The Conservatives believe it might - and that public information along those lines is one possible way to reduce binge drinking.
The party has been talking to the alcohol industry about using "social norms" to change behaviour.
In practical terms, that might mean a voluntary agreement that bottles of wine or beer would have labelling information telling you about what the average drinker does.
The idea is that, by telling people what their friends, neighbours or colleagues do, their natural tendency is to want to fit in and do the same.
So, if you claim "most people" do not binge drink, the argument goes that the public will follow that example.
It only works, of course, if most people's behaviour is something we ought to imitate.
Shadow health secretary Andrew Lansley, launching his Green Paper on public health, said the Conservatives were using academic research in social psychology and behavioural economics to underpin some policy proposals.
The paper cites the example of Northern Illinois University, which wanted to cut binge drinking.
It took out adverts and put up posters saying the average student consumed only four or five drinks at a party.
According to the document, students "went from a situation where they thought binge drinking was the norm, and everyone was doing it, to one where they understood that if they were getting drunk every night, they were completely abnormal and as a result, binge drinking fell significantly".
The Conservatives have been working with one of the authors of the book Nudge, behavioural economist Professor Richard Thaler of the University of Chicago.
In recent leaked e-mails from the party's strategy guru, Steve Hilton, Tories were invited to get in touch with Prof Thaler to discuss their policy ideas.
Prof Thaler's Nudge co-author, Cass Sunstein, has recently been appointed to a job in the Obama administration.
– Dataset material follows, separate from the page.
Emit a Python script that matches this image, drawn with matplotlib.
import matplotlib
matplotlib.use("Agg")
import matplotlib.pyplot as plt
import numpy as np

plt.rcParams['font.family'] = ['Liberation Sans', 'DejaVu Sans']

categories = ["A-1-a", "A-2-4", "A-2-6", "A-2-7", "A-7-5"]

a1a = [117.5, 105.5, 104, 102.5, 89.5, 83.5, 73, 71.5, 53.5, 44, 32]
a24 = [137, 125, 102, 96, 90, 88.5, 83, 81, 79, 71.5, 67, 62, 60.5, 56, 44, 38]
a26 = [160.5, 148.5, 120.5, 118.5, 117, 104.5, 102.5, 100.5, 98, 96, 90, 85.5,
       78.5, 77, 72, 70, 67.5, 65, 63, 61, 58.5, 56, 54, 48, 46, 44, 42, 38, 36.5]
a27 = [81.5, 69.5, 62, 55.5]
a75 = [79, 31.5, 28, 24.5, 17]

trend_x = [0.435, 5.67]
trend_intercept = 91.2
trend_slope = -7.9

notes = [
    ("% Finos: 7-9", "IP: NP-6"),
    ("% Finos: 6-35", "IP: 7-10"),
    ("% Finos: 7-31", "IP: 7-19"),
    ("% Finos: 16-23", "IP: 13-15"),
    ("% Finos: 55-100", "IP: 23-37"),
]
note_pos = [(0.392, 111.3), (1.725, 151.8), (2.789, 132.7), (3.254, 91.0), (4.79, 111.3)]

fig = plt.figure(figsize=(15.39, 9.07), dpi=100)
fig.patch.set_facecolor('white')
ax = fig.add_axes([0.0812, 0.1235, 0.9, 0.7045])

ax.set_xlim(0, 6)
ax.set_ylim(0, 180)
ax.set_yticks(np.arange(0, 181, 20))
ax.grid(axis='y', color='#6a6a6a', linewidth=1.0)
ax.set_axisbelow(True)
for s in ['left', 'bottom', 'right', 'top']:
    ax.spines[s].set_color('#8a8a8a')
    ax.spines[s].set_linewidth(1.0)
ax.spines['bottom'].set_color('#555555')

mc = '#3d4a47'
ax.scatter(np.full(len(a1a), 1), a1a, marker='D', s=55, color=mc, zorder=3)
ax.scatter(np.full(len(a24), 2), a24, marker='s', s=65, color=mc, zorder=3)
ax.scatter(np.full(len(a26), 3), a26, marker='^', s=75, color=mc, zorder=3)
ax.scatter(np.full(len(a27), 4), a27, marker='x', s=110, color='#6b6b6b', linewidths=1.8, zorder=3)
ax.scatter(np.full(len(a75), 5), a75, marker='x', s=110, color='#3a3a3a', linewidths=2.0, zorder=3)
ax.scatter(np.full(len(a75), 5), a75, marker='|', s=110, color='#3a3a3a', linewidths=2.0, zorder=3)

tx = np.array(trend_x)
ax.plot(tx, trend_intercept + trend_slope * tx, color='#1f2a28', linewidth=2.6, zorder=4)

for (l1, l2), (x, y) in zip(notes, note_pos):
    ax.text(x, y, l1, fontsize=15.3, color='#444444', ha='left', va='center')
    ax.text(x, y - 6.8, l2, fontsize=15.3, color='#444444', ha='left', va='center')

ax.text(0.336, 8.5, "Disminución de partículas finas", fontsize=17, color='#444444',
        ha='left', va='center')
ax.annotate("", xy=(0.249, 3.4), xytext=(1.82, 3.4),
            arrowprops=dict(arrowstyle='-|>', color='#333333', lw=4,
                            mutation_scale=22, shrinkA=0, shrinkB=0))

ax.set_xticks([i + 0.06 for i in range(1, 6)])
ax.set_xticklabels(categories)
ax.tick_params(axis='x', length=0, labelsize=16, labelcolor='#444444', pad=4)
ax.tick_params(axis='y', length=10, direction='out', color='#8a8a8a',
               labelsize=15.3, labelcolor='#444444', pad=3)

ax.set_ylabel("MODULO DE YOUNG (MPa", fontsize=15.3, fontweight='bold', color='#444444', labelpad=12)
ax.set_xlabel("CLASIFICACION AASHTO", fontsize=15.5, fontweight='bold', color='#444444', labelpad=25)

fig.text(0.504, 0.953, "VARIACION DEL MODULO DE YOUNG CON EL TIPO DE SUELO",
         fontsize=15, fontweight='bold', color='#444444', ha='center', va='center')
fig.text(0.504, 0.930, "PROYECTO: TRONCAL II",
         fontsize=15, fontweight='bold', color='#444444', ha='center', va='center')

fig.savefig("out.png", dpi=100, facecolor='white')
The Tories plan to have Prof Thaler work with them if they win the next election.
Although some Tories are reported to have derided the e-mail briefings and ideas as waffle, front-benchers are using the theories to develop policies in a variety of areas, from the environment to taxation.
Nudge's intention is to get individual members of society to behave responsibly, without the state having to take heavy-handed action.
The Conservative public health document also suggests that public health results could, under a Tory government, be put online.
They could be used as an "open source" to encourage new public health ideas, offering prizes for the best suggestion for a campaign.
Some Conservative frontbenchers speak of the "post-bureaucratic age".
They believe that, for consumers, creating the equivalent of price comparison websites for public services could be a profound cultural change.
Labour ministers, too, have been talking about ideas for a "smarter state" which harnesses the contributions of local communities.
It could be argued that these grand theories are academic ways to confront the problem any future government will face: putting policies into practice while money is tight.
But is relying on the herd instinct enough to get people to behave how governments would like them to?